After the 5th round FA cup game 1967 (can't credit it as don't know who the author was)
“Said Shankly to Yeatesy, come listen me boy.
I’ve devised a great plan that you’re sure to enjoy.
Those Everton Toffees their progress we’ll stop
And a great celebration will be held on the Kop.
We’ll cripple young Alex and Harvey as well
We'll make those Toffees think that they're in hell
The only man standing will be Brian Labone
And he can’t beat 11 reds all on his own.
But Shankly, oh Shankly your plans they went wrong
And the downhearted Kopites could not raise a song.
For you had forgotten the greatest of all
The red-headed dynamo they call Alan Ball.
In the 44th minute of goalless retort
Smith, Yeats and Lawrence flat-footed were caught
The ball travelled from Husband and with great force was met
by the boots of young Ball to the back of the net.

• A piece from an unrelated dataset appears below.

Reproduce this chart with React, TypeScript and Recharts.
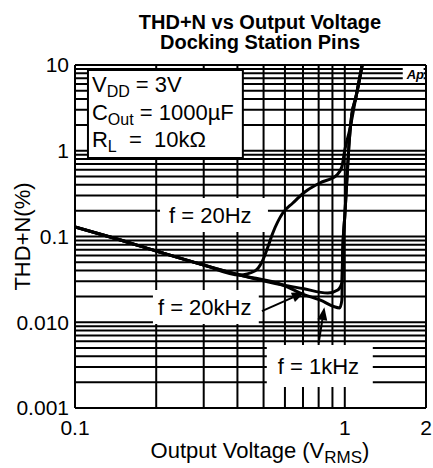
import React from 'react';
import { LineChart, Line, XAxis, YAxis, CartesianGrid, ReferenceArea, ReferenceLine } from 'recharts';

const FONT = '"Liberation Sans", Arial, Helvetica, sans-serif';

// f = 20Hz
const v20Hz = [0.1, 0.135, 0.2, 0.3, 0.408, 0.464, 0.493, 0.514, 0.541, 0.589, 0.642, 0.711, 0.808, 0.934, 0.975, 1.0, 1.043, 1.098, 1.16];
const thd20Hz = [0.129, 0.0986, 0.0678, 0.0465, 0.0356, 0.0396, 0.0504, 0.0696, 0.11, 0.188, 0.246, 0.33, 0.421, 0.521, 0.646, 1.02, 1.75, 4.12, 10];

// f = 1kHz
const v1kHz = [0.1, 0.135, 0.2, 0.3, 0.408, 0.589, 0.699, 0.808, 0.958, 0.975, 0.983, 1.0, 1.017, 1.035, 1.061, 1.098, 1.16];
const thd1kHz = [0.129, 0.0986, 0.0678, 0.0465, 0.0356, 0.0272, 0.0213, 0.0182, 0.0147, 0.018, 0.07, 0.173, 0.432, 1.106, 2.61, 4.12, 10];

// f = 20kHz
const v20kHz = [0.1, 0.135, 0.2, 0.3, 0.408, 0.589, 0.699, 0.865, 0.942, 0.975, 0.983, 1.0, 1.017, 1.035, 1.061, 1.098, 1.16];
const thd20kHz = [0.129, 0.0986, 0.0678, 0.0465, 0.0356, 0.0272, 0.0247, 0.0219, 0.0238, 0.0287, 0.07, 0.173, 0.432, 1.106, 2.61, 4.12, 10];

const xTicks = [0.1, 0.2, 0.3, 0.4, 0.5, 0.6, 0.7, 0.8, 0.9, 1, 2];
const xTickLabels: Record<string, string> = { '0.1': '0.1', '1': '1', '2': '2' };

const yTicks = [
  0.001, 0.002, 0.003, 0.004, 0.005, 0.006, 0.007, 0.008, 0.009,
  0.01, 0.02, 0.03, 0.04, 0.05, 0.06, 0.07, 0.08, 0.09,
  0.1, 0.2, 0.3, 0.4, 0.5, 0.6, 0.7, 0.8, 0.9,
  1, 2, 3, 4, 5, 6, 7, 8, 9, 10,
];
const yTickLabels: Record<string, string> = { '0.001': '0.001', '0.01': '0.010', '0.1': '0.1', '1': '1', '10': '10' };

const rows = (v: number[], thd: number[]) => v.map((x, i) => ({ v: x, thd: thd[i] }));

const boxText = (text: string, dx: number) => (props: any) => {
  const { x, y, height } = props.viewBox;
  return (
    <text x={x + dx} y={y + height / 2} dy="0.36em" fontSize={22} fontFamily={FONT} fill="#000">
      {text}
    </text>
  );
};

const renderConditions = (props: any) => {
  const { x, y } = props.viewBox;
  const tx = x + 4;
  return (
    <g fontFamily={FONT} fontSize={22} fill="#000">
      <text x={tx} y={y + 22}>
        V<tspan fontSize={16} dy={5}>DD</tspan>
        <tspan dy={-5}> = 3V</tspan>
      </text>
      <text x={tx} y={y + 50}>
        C<tspan fontSize={16} dy={5}>Out</tspan>
        <tspan dy={-5}> = 1000µF</tspan>
      </text>
      <text x={tx} y={y + 77}>
        R<tspan fontSize={16} dy={5}>L</tspan>
        <tspan dy={-5}>{'\u00a0\u00a0=\u00a0\u00a010kΩ'}</tspan>
      </text>
    </g>
  );
};

const renderLogo = (props: any) => {
  const { x, y } = props.viewBox;
  return (
    <text x={x + 4} y={y + 12} fontSize={13} fontWeight="bold" fontStyle="italic" fontFamily={FONT} fill="#000">
      Ap
    </text>
  );
};

const Arrow = (props: any) => {
  const { x1, y1, x2, y2 } = props;
  const ang = Math.atan2(y2 - y1, x2 - x1);
  const len = 13;
  const w = 5;
  const bx = x2 - len * Math.cos(ang);
  const by = y2 - len * Math.sin(ang);
  const px = -Math.sin(ang) * w;
  const py = Math.cos(ang) * w;
  return (
    <g>
      <line x1={x1} y1={y1} x2={bx} y2={by} stroke="#000" strokeWidth={2} />
      <polygon points={`${x2},${y2} ${bx + px},${by + py} ${bx - px},${by - py}`} fill="#000" />
    </g>
  );
};

const renderXLabel = (props: any) => {
  const { x, y } = props.viewBox;
  return (
    <text x={x + 185} y={y + 50} textAnchor="middle" fontSize={22} fontFamily={FONT} fill="#000">
      Output Voltage (V<tspan fontSize={17} dy={5}>RMS</tspan>
      <tspan dy={-5}>)</tspan>
    </text>
  );
};

const renderYLabel = (props: any) => {
  const { x, y, height } = props.viewBox;
  const cx = x + 30;
  const cy = y + height / 2;
  return (
    <text x={cx} y={cy} transform={`rotate(-90, ${cx}, ${cy})`} textAnchor="middle" fontSize={22} fontFamily={FONT} fill="#000">
      THD+N(%)
    </text>
  );
};

const tickStyle = { fill: '#000', fontSize: 21, fontFamily: FONT };

const titleLine = (top: number): React.CSSProperties => ({
  position: 'absolute',
  left: 60,
  top,
  width: 400,
  textAlign: 'center',
  fontWeight: 'bold',
  fontSize: 20,
  lineHeight: '20px',
  color: '#000',
  whiteSpace: 'nowrap',
});

export default function App() {
  return (
    <div style={{ position: 'absolute', left: 0, top: 0, width: 433, height: 468, background: '#fff', fontFamily: FONT }}>
      <div style={titleLine(12)}>THD+N vs Output Voltage</div>
      <div style={titleLine(32)}>Docking Station Pins</div>
      <LineChart width={433} height={468} margin={{ top: 65, right: 7, bottom: 0, left: 0 }}>
        <CartesianGrid stroke="#000" strokeWidth={2} />
        <XAxis
          type="number"
          dataKey="v"
          scale="log"
          domain={[0.1, 2]}
          allowDataOverflow
          ticks={xTicks}
          interval={0}
          tickFormatter={(t: number) => xTickLabels[String(t)] ?? ''}
          tick={tickStyle}
          axisLine={false}
          tickLine={false}
          tickSize={6}
          tickMargin={6}
          height={60}
          label={{ content: renderXLabel }}
        />
        <YAxis
          type="number"
          scale="log"
          domain={[0.001, 10]}
          allowDataOverflow
          ticks={yTicks}
          interval={0}
          tickFormatter={(t: number) => yTickLabels[String(t)] ?? ''}
          tick={tickStyle}
          axisLine={false}
          tickLine={false}
          tickSize={3}
          tickMargin={3}
          width={75}
          label={{ content: renderYLabel }}
        />
        <ReferenceArea x1={0.1117} x2={0.419} y1={0.822} y2={8.75} fill="#fff" fillOpacity={1} stroke="#000" strokeWidth={2} label={renderConditions} />
        <ReferenceArea x1={1.64} x2={1.96} y1={6.68} y2={9.48} fill="#fff" fillOpacity={1} stroke="none" label={renderLogo} />
        <ReferenceArea x1={0.2066} x2={0.519} y1={0.1127} y2={0.281} fill="#fff" fillOpacity={1} stroke="none" label={boxText('f = 20Hz', 9)} />
        <ReferenceArea x1={0.1945} x2={0.48} y1={0.00955} y2={0.0238} fill="#fff" fillOpacity={1} stroke="none" label={boxText('f = 20kHz', 5)} />
        <ReferenceArea x1={0.514} x2={1.27} y1={0.00176} y2={0.00543} fill="#fff" fillOpacity={1} stroke="none" label={boxText('f = 1kHz', 11)} />
        <Line data={rows(v20Hz, thd20Hz)} dataKey="thd" type="monotone" stroke="#000" strokeWidth={3} dot={false} isAnimationActive={false} />
        <Line data={rows(v20kHz, thd20kHz)} dataKey="thd" type="monotone" stroke="#000" strokeWidth={3} dot={false} isAnimationActive={false} />
        <Line data={rows(v1kHz, thd1kHz)} dataKey="thd" type="monotone" stroke="#000" strokeWidth={3} dot={false} isAnimationActive={false} />
        <ReferenceLine segment={[{ x: 0.493, y: 0.0135 }, { x: 0.711, y: 0.0225 }]} shape={Arrow} />
        <ReferenceLine segment={[{ x: 0.8, y: 0.00573 }, { x: 0.84, y: 0.015 }]} shape={Arrow} />
      </LineChart>
    </div>
  );
}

So, remember Bill Shankly our team is supreme
and yours is the dirtiest that ever was seen.
Those Liverpool yard-dogs Smith Yeats and St. John
are a poor second best to the great Everton.”
I remember being told by an older Blue at a game years ago that he could also look after himself on the pitch. Was this more tackling or more snide?
He was just 5'5" but took no shabite from ANYONE. He could look after himself and had the fiery temper to match his hair.